For three successive years our climate, normally unfavourable to a successful wheat harvest, has been so favourable as to give grounds for the belief that our Government can make the weather suit its agricultural policies. Wheat has now become so important an element in our total agricultural production that a bad wheat harvest would be a disaster of considerable magnitude. It is to be hoped that our commercial relations with our neighbours will soon be such that a more normal agricultural economy can be restored before our harvest weather resumes its normal character.

JJ used the material in the above unpublished paper in his first Seanad speech in 1938, and in various speeches during the Emergency, in which he pointed out that because of the unnecessary 1930s wheat policy the land had been left in a run-down condition and less fit to support the necessary emergency self-sufficiency policies.

He considered it for inclusion in his 1970 Berkeley publication, but decided against it, as it had been unpublished, and he wanted his Berkeley commentaries to have scholarly status.

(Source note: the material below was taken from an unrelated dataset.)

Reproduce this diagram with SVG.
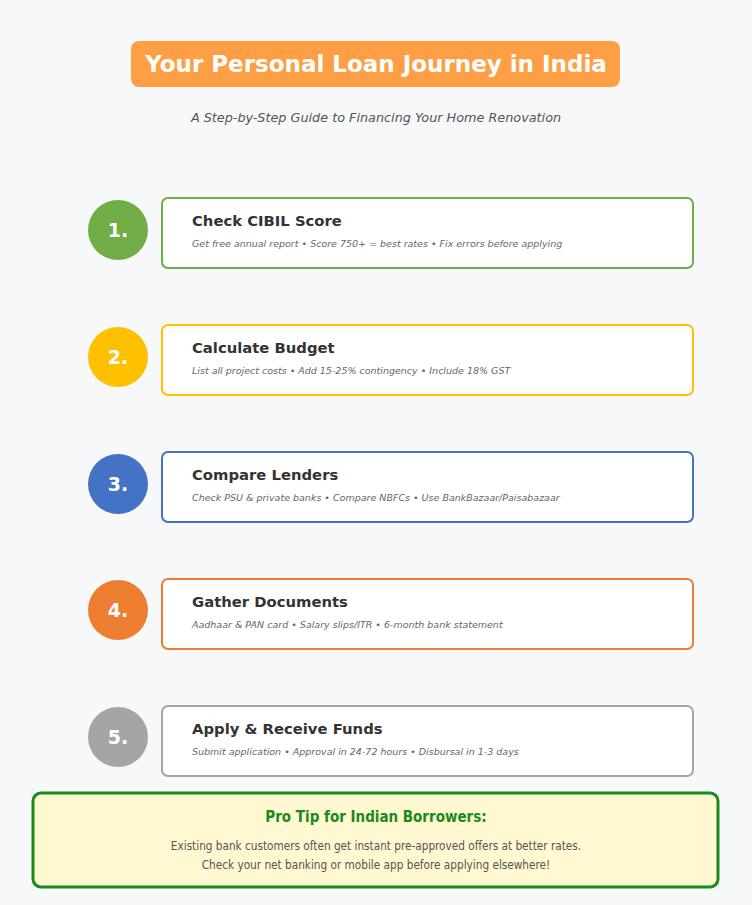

He had made an attempt to get it published in 1967 through the Agricultural Institute; there is a letter among his papers from Dr EA Attwood of the Rural Economy Division to the effect that it was unsuitable for a technical journal, and suggesting that he should submit it to Hibernia for a more popular readership. I don't think he tried to do this; its topicality related to the 1937 situation.

This rebuff must have hurt him, as he had been Attwood's PhD supervisor, and had commented generously on the related paper which Attwood read to the SSISI in April 1967, and he submitted his paper to Attwood subsequently. RJ December 2000.